При рассмотрении археологической культуры как устойчивого сочетания типов объектов важное значение имеет предложение В.С. Бочкарева (Бочкарев В.С., 1975) о различении культуры как сочетания типов разных категорий и фракции как сочетания типов в пределах одной категории (Массон В.М., 1974а; 1976). Тип или стиль (ware) расписной керамики явно относится к категории фракции и одного его недостаточно для обоснования выделения археологической культуры. На юге Средней Азии качественная смена типов разных категорий происходит как раз после джейтунской культуры эпохи неолита, предшествующей энеолитическим комплексам. Видимо, начиная с этого времени с полным основанием можно говорить о существовании особой, анауской, археологической культуры, прошедшей в своем развитии несколько стадий или периодов. Различия между ними нашли особенно яркое отражение в керамических наборах, на основании которых и были эмпирически выделены комплексы Анау IA, Намазга I, II и III. На определенных этапах развития анауской культуры могут быть выделены и территориальные, или локальные, варианты. С формированием и развитием комплексов эпохи бронзы типа Намазга IV, V и VI, вероятно, следует говорить о сложении новой культуры, также проходящей закономерные стадии развития, которую по наиболее изученному памятнику можно именовать культурой Алтындепе.
При разработке типологии археологических объектов среднеазиатского энеолита наибольшее значение имеют вопросы типологии керамики, украшенной росписью и наиболее чутко отражающей временные и территориальные изменения.
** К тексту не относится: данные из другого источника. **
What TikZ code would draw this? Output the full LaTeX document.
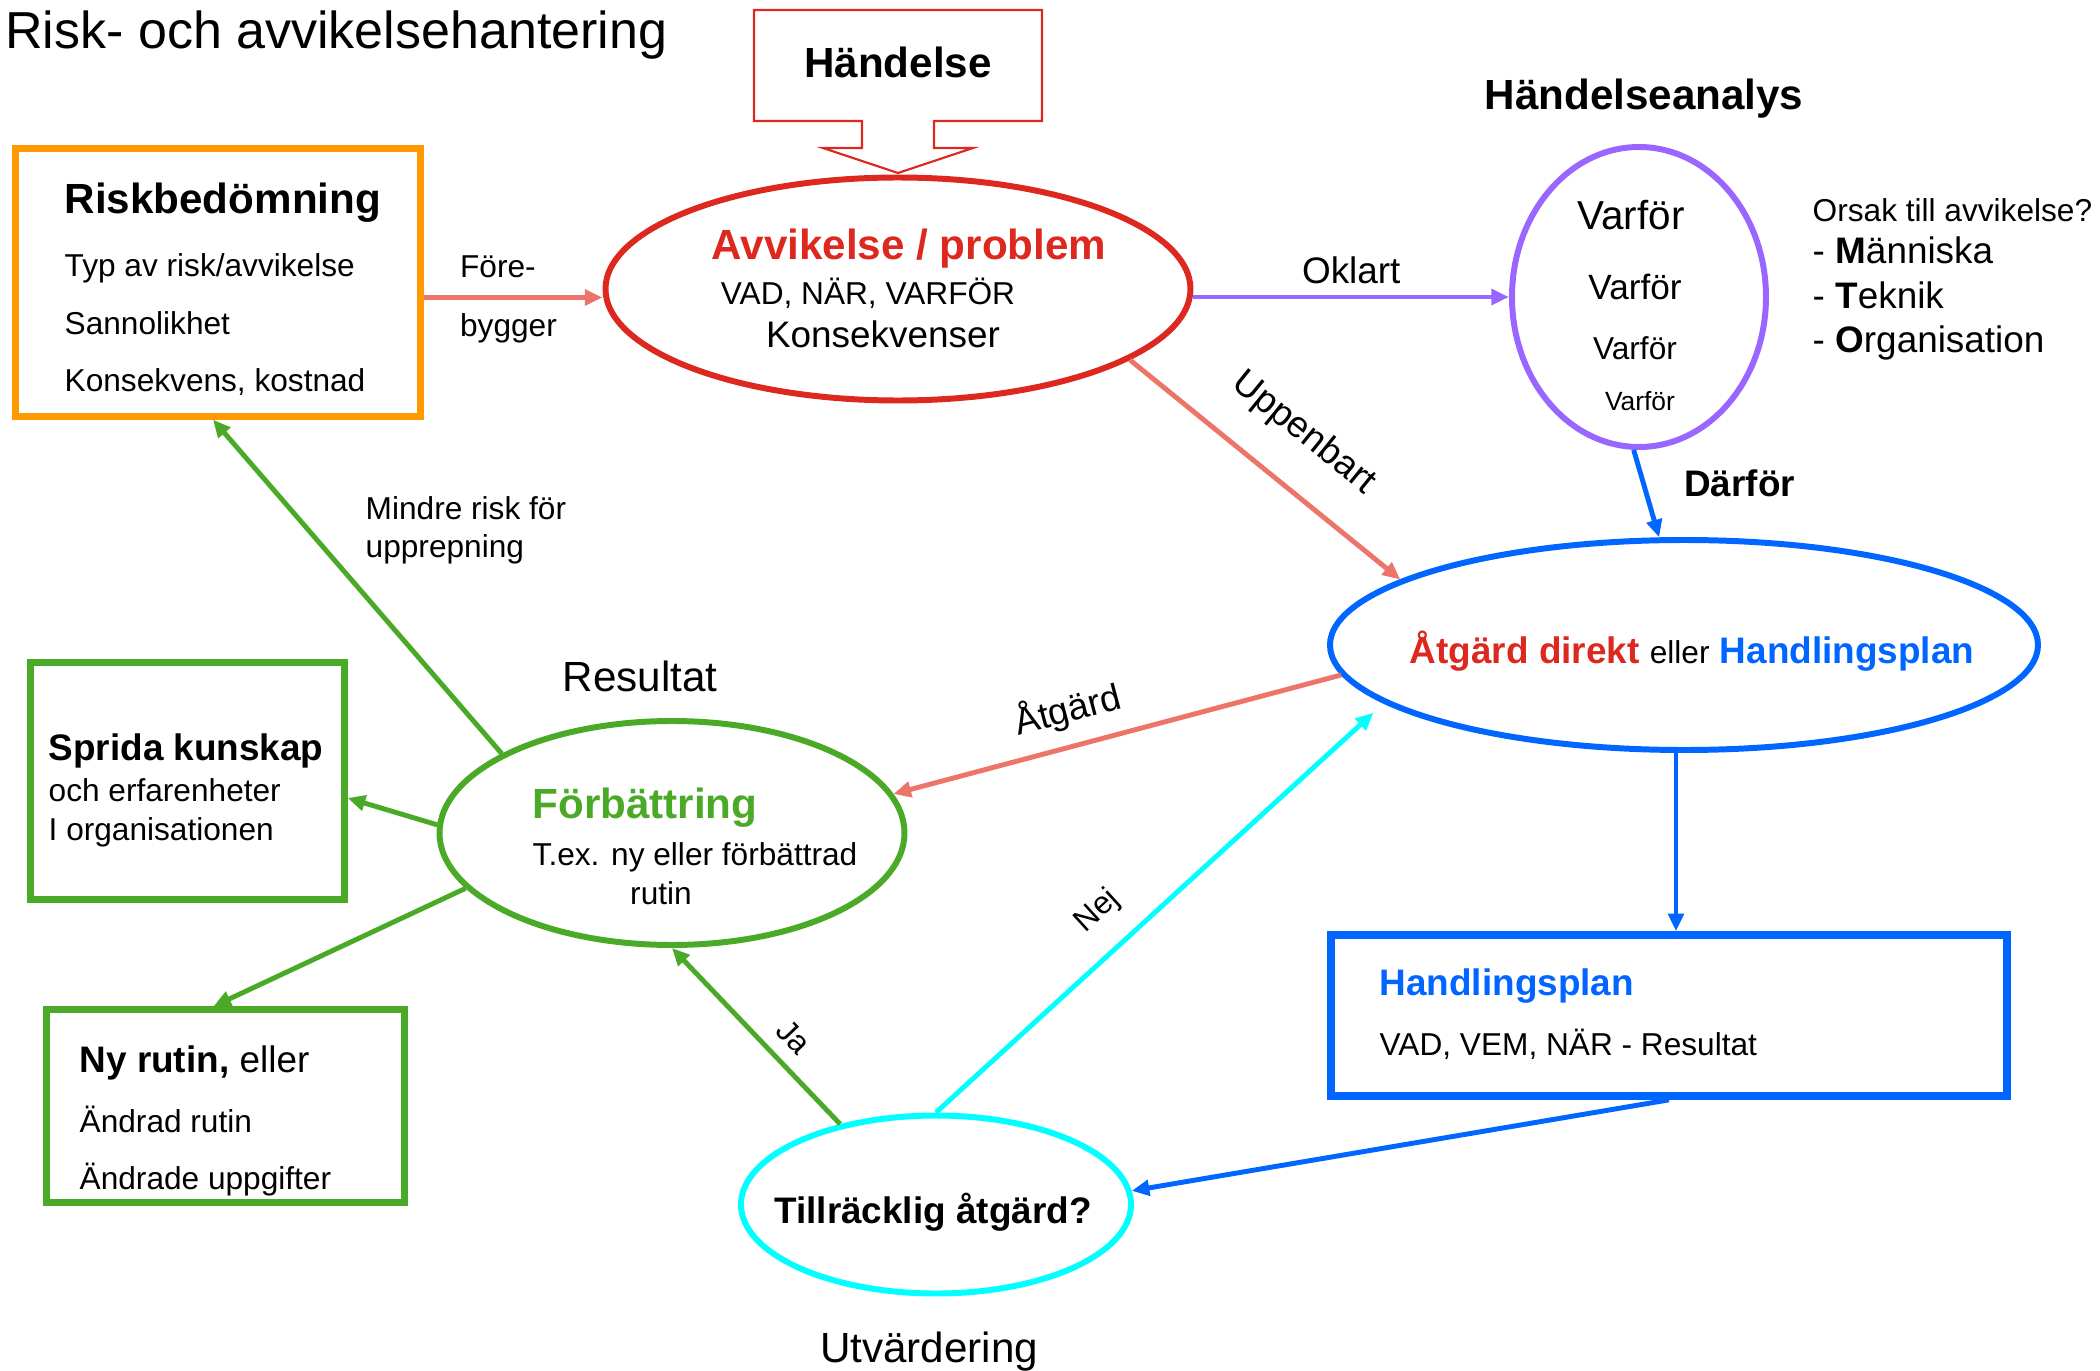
\documentclass[tikz,border=0pt]{standalone}
\usepackage{fontspec}
\setmainfont{Liberation Sans}
\usepackage{tikz}
\usetikzlibrary{shapes.geometric,arrows.meta}
\definecolor{avvred}{RGB}{220,40,30}
\definecolor{salmon}{RGB}{236,116,104}
\definecolor{riskorange}{RGB}{255,153,0}
\definecolor{whypurple}{RGB}{153,102,255}
\definecolor{planblue}{RGB}{0,102,255}
\definecolor{okgreen}{RGB}{74,170,40}
\definecolor{evalcyan}{RGB}{0,255,255}
\newcommand\sz[1]{\fontsize{#1}{#1}\selectfont}
\tikzset{
	>={Triangle[length=5pt,width=4.4pt]},
	oval/.style={draw, ellipse, line width=1.7pt},
	frame/.style={draw, line width=1.8pt},
	flow/.style={->, line width=1.4pt},
	txt/.style={inner sep=0pt, text height=1.5ex, text depth=.25ex, yshift=-0.4mm},
	f9/.style={font=\sz{9}},
	f105/.style={font=\sz{10.5}},
	f12/.style={font=\sz{12}}
}

\begin{document}
\begin{tikzpicture}
	\useasboundingbox (0,0) rectangle (21,-13.71);
	\node[txt, font=\sz{14.8}, anchor=base east] (title) at (6.68,-0.44) {Risk- och avvikelsehantering};

	\draw[avvred, line width=0.6pt] (7.54,-0.10) -- (10.42,-0.10) -- (10.42,-1.21) -- (9.34,-1.21) -- (9.34,-1.48)
		-- (9.73,-1.48) -- (8.98,-1.73) -- (8.23,-1.48) -- (8.62,-1.48) -- (8.62,-1.21) -- (7.54,-1.21) -- cycle;
	\node[txt, font=\sz{12}\bfseries] (event) at (8.98,-0.62) {Händelse};

	\node[oval, avvred, minimum width=5.85cm, minimum height=2.23cm] (avvik) at (8.98,-2.89) {};
	\node[txt, font=\sz{12}\bfseries, text=avvred] (avvtitle) at (9.09,-2.44) {Avvikelse / problem};
	\node[txt, f9] (avvwhat) at (8.68,-2.89) {VAD, NÄR, VARFÖR};
	\node[txt, f105] (avvcons) at (8.83,-3.32) {Konsekvenser};

	\node[frame, riskorange, minimum width=4.05cm, minimum height=2.68cm] (risk) at (2.18,-2.825) {};
	\node[txt, font=\sz{12}\bfseries, anchor=west] (risktitle) at (0.64,-1.98) {Riskbedömning};
	\node[txt, f9, anchor=west] (risktype) at (0.64,-2.61) {Typ av risk/avvikelse};
	\node[txt, f9, anchor=west] (riskprob) at (0.64,-3.19) {Sannolikhet};
	\node[txt, f9, anchor=west] (riskcost) at (0.64,-3.76) {Konsekvens, kostnad};

	\node[txt, font=\sz{12}\bfseries] (analys) at (16.44,-0.94) {Händelseanalys};
	\node[oval, whypurple, minimum width=2.54cm, minimum height=3.0cm] (varfor) at (16.39,-2.97) {};
	\foreach \x/\y/\s [count=\i] in {16.31/2.14/11.5, 16.35/2.84/10, 16.35/3.44/9, 16.40/3.95/7.5}
		\node[txt, font=\sz{\s}] (why\i) at (\x,-\y) {Varför};

	\node[txt, f9, anchor=west] (cause) at (18.12,-2.06) {Orsak till avvikelse?};
	\foreach \y/\lead/\rest [count=\i] in {2.48/M/änniska, 2.93/T/eknik, 3.37/O/rganisation}
		\node[txt, f105, anchor=west] (cause\i) at (18.12,-\y) {- \textbf{\lead}\rest};

	\node[oval, planblue, minimum width=7.08cm, minimum height=2.1cm] (atgard) at (16.84,-6.45) {};
	\node[txt, f105] (atgtext) at (16.92,-6.48) {\textcolor{avvred}{\bfseries Åtgärd direkt} {\sz{9}eller} \textcolor{planblue}{\bfseries Handlingsplan}};

	\node[frame, planblue, line width=2.2pt, minimum width=6.76cm, minimum height=1.61cm] (hplan) at (16.69,-10.155) {};
	\node[txt, font=\sz{10.5}\bfseries, text=planblue, anchor=west] (hplantitle) at (13.79,-9.80) {Handlingsplan};
	\node[txt, f9, anchor=west] (hplanwhat) at (13.79,-10.40) {VAD, VEM, NÄR - Resultat};

	\node[txt, f12] (result) at (6.40,-6.76) {Resultat};
	\node[oval, okgreen, minimum width=4.65cm, minimum height=2.24cm] (forb) at (6.72,-8.33) {};
	\node[txt, font=\sz{12}\bfseries, text=okgreen] (forbtitle) at (6.45,-8.03) {Förbättring};
	\node[txt, f9] (forbex) at (6.95,-8.50) {T.ex. ny eller förbättrad};
	\node[txt, f9] (forbrut) at (6.61,-8.89) {rutin};

	\node[frame, okgreen, minimum width=3.14cm, minimum height=2.37cm] (sprida) at (1.875,-7.81) {};
	\node[txt, font=\sz{10.5}\bfseries, anchor=west] (spridatitle) at (0.48,-7.45) {Sprida kunskap};
	\node[txt, f9, anchor=west] (spridaexp) at (0.48,-7.86) {och erfarenheter};
	\node[txt, f9, anchor=west] (spridaorg) at (0.48,-8.25) {I organisationen};

	\node[frame, okgreen, minimum width=3.58cm, minimum height=1.93cm] (nyrutin) at (2.255,-11.06) {};
	\node[txt, f105, anchor=west] (nytitle) at (0.79,-10.57) {\textbf{Ny rutin,} eller};
	\node[txt, f9, anchor=west] (nychanged) at (0.79,-11.17) {Ändrad rutin};
	\node[txt, f9, anchor=west] (nytasks) at (0.79,-11.74) {Ändrade uppgifter};

	\node[oval, evalcyan, minimum width=3.90cm, minimum height=1.78cm] (tillr) at (9.36,-12.045) {};
	\node[txt, font=\sz{10.5}\bfseries] (tillrtext) at (9.33,-12.08) {Tillräcklig åtgärd?};
	\node[txt, f12] (evaluation) at (9.29,-13.47) {Utvärdering};

	\coordinate (prevstart) at ([yshift=-1.5mm]risk.east);
	\coordinate (planin) at ([xshift=0.7mm]hplan.north);
	\draw[flow, salmon] (prevstart) -- (prevstart -| avvik.west)
		node[txt, f9, text=black, pos=.19, anchor=south west, yshift=1.65mm] (prev1) {Före-}
		node[txt, f9, text=black, pos=.19, anchor=north west, yshift=-0.45mm] (prev2) {bygger};
	\draw[flow, whypurple] (varfor.west -| avvik.east) -- (varfor.west)
		node[txt, f105, text=black, midway, above=1mm] (unclear) {Oklart};
	\draw[flow, salmon] (avvik.343) -- (atgard.167)
		node[txt, f105, text=black, pos=.52, sloped, above=4mm] (obvious) {Uppenbart};
	\draw[flow, planblue] (varfor.268) -- (atgard.103)
		node[txt, font=\sz{10.5}\bfseries, text=black, pos=.36, right=3.9mm] (because) {Därför};
	\draw[flow, salmon] (atgard.185) -- (forb.10)
		node[txt, f105, text=black, pos=.59, sloped, above=2.1mm] (act) {Åtgärd};
	\draw[flow, planblue] (planin |- atgard.south) -- (planin);
	\draw[flow, planblue] (hplan.south) -- (tillr.4);
	\draw[flow, evalcyan, shorten >=1.4mm] (tillr.north) -- (atgard.191)
		node[txt, f9, text=black, pos=.42, sloped, above=2.85mm] (no) {Nej};
	\draw[flow, okgreen] (tillr.140) -- (forb.south)
		node[txt, f9, text=black, pos=.39, sloped, above=1.25mm] (yes) {Ja};
	\draw[flow, okgreen] (forb.155) -- ([xshift=-0.5mm]risk.south)
		node[inner sep=0pt, font=\fontsize{9}{10.8}\selectfont, text=black, align=left, pos=.67, right=5.5mm] (lessrisk) {Mindre risk för\\upprepning};
	\draw[flow, okgreen] (forb.178) -- ([yshift=-1.7mm]sprida.east);
	\draw[flow, okgreen] (forb.195) -- ([xshift=-1.2mm]nyrutin.north);
\end{tikzpicture}
\end{document}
В ходе работ по изучению энеолитических поселений в 1955–1963 гг. была предложена унификация терминологии, связанной с формами сосудов, а в «Сводах археологических источников», посвященных этим поселениям, осуществлены разработки типологии орнаментальных схем или типов композиций (Массон В.М., 1962в; Сарианиди В.И., 1965а; Хлопин И.Н., 1963а; 1969). Дальнейшие работы по типологии последних проведены Л.Б. Кирчо, предложившей использовать основой для классификации видов орнаментальных композиций законы симметрии (Кирчо Л.Б., 1976). Предлагаемый ниже опыт единой терминологии форм сосудов энеолитической эпохи и типологии орнаментальных схем осуществлен автором совместно с Л.Б. Кирчо (табл. II, III).
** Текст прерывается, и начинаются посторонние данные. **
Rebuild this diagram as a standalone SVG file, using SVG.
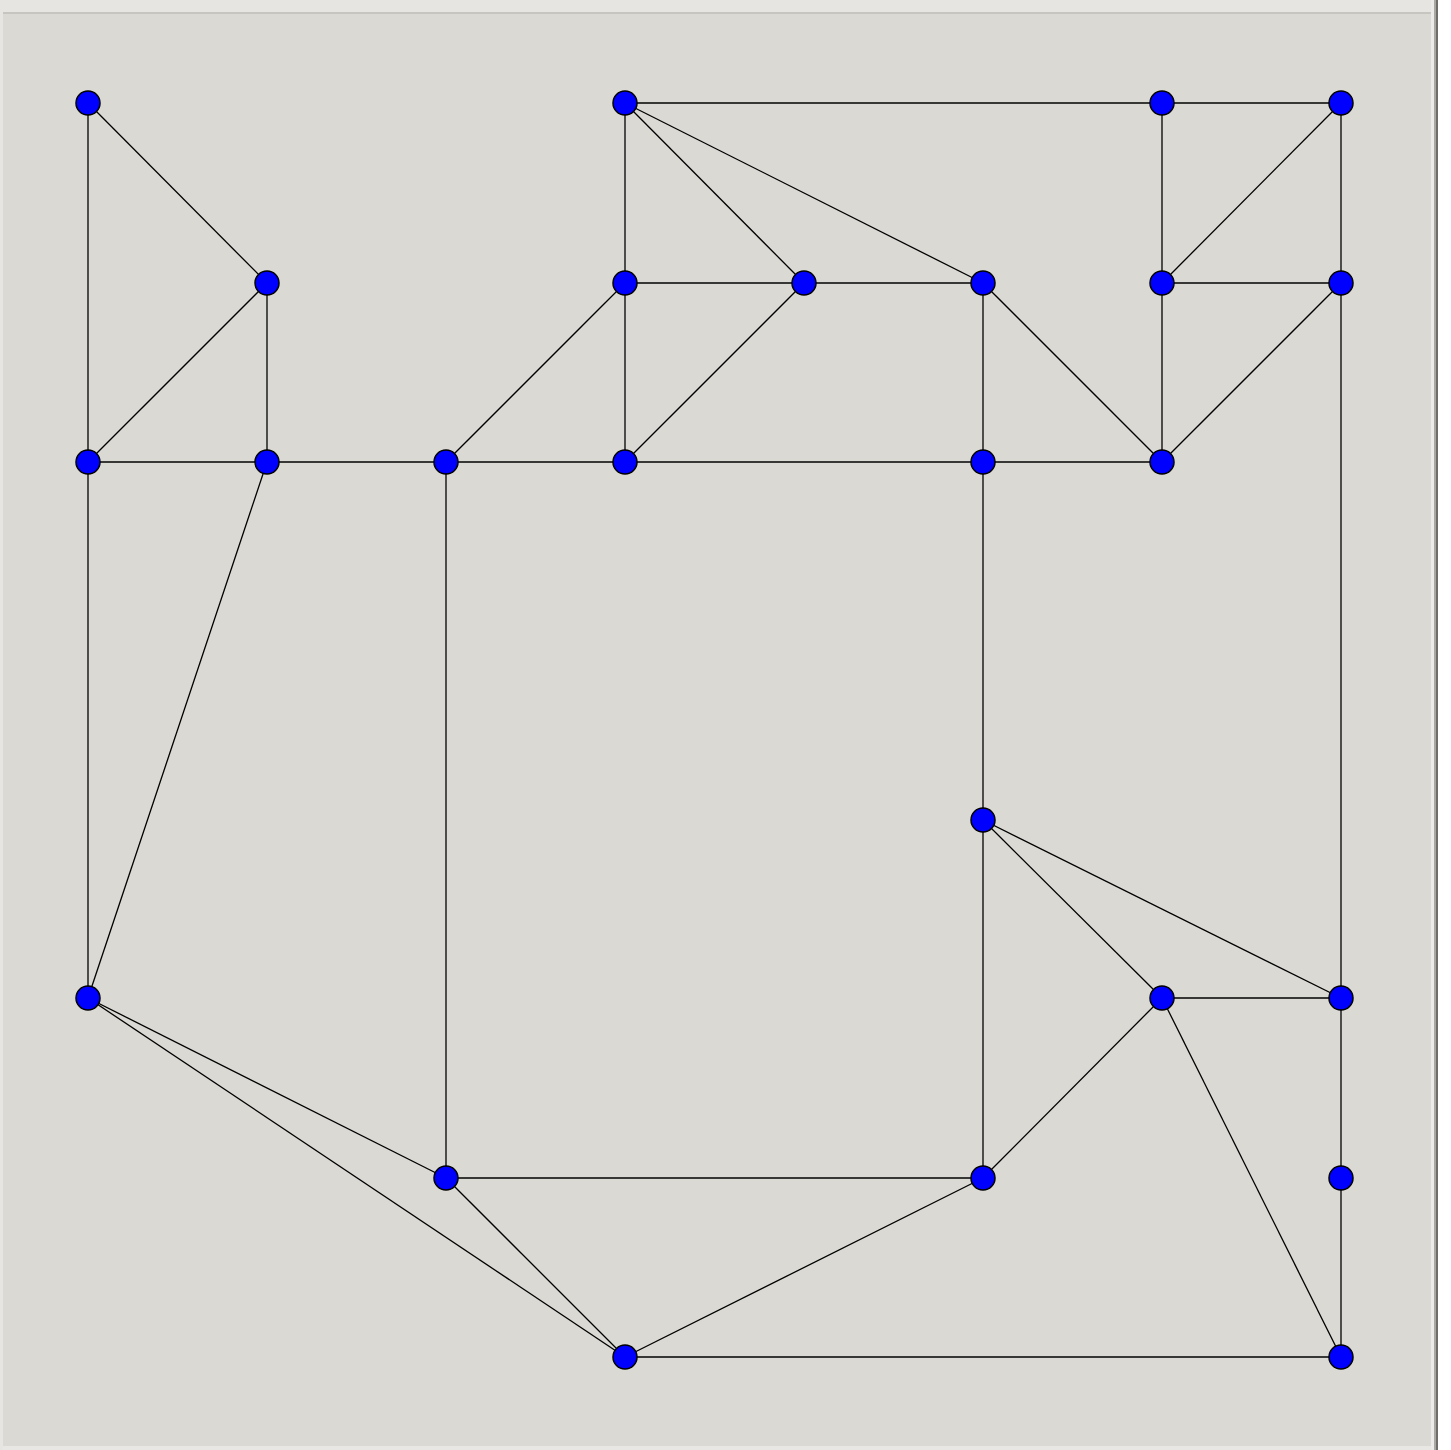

При выделении классов форм сосудов учитывались в первую очередь основные объемы, исключая формы подставок, ножек и поддонов. К первому классу были отнесены сосуды, форма которых в основном может быть сведена к одному конусу или одному цилиндру. В пределах этого класса выделены миски и чаши. Общим показателем пропорций мисок является отношение высоты к диаметру в пределах до 0,5. В числе форм этих пропорций выделяются группы конических, полусферических, сферических, биконических и цилиндрических мисок. Чаши или кубки определяются отношением высоты к диаметру в пределах более 0,5 и делятся на те же группы, что и миски. Ко второму классу отнесены сосуды, форма которых может быть сведена к сочетанию двух конусов или конуса и цилиндра. Это класс горшков. У сосудов этого класса отношение высоты к наибольшему диаметру составляет больше 1, а подразделяются они на те же группы, что миски и чаши. Наконец, в третий класс объединены сосуды, форма которых сочетает три элемента, например, три конуса или два конуса и цилиндр. Сосуды этого класса, названные кувшинами, в энеолитических комплексах Средней Азии практически не встречаются.
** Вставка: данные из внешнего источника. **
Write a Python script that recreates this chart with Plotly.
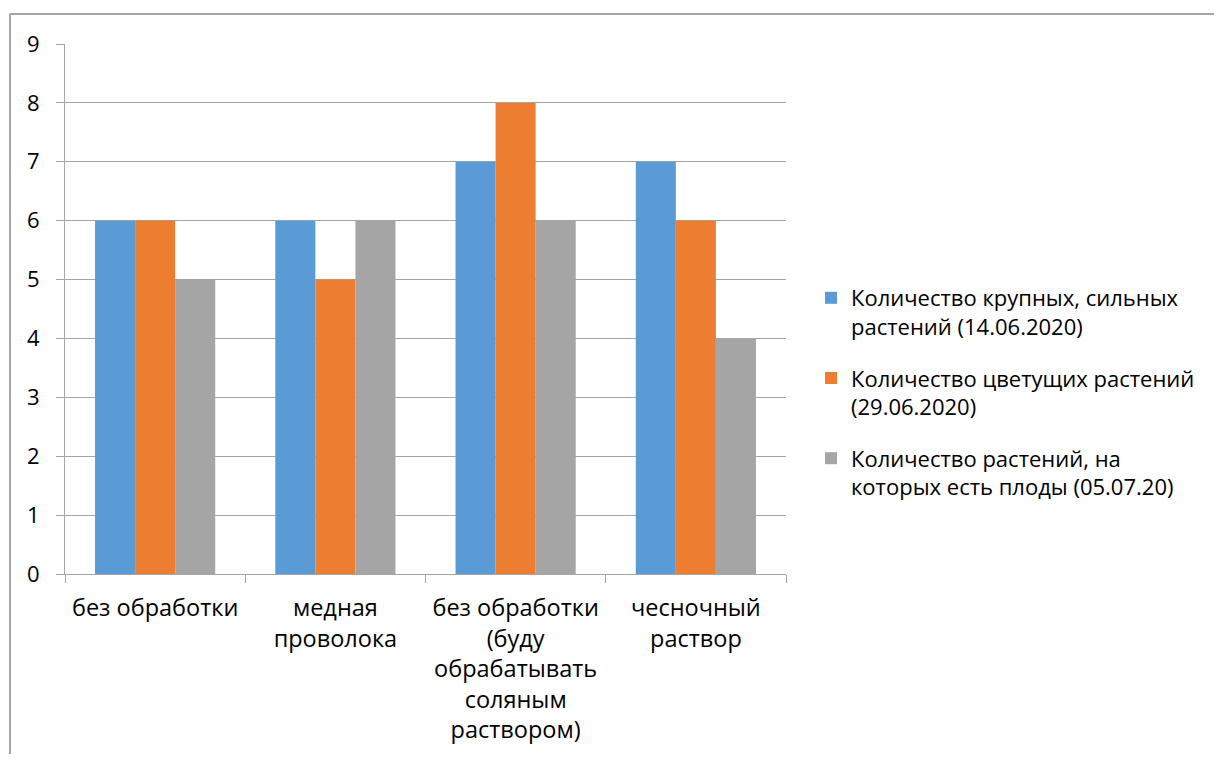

При классификации композиционных схем орнамента (табл. IV) были использованы такие понятия, как сетка, бордюр, двусторонний и односторонний орнамент. Бордюры имеют одну ось переноса мотива — горизонтальную, тогда как у сетки две оси — горизонтальная и вертикальная. Двусторонний орнамент — двухцветный, при соответствующем замещении закрашенных участков просветами композиция своего вида не меняет (простейший пример — «шахматная доска»). В генетическом аспекте само появление двусторонних орнаментов могло быть связано лишь с двусторонними поверхностями, например, тканями, циновками и т. д., хотя, возникнув, такой орнамент мог наноситься на любые плоскости. Вопросы классификации элементов орнамента, соотношения таких элементов и мотивов с композиционной схемой слабо разработаны. Их решение, безусловно, является одной из важных задач дальнейших изысканий по методике анализа расписной керамики. Пока такие элементы выделяются в основном описательно, и какая-либо единая система отсутствует.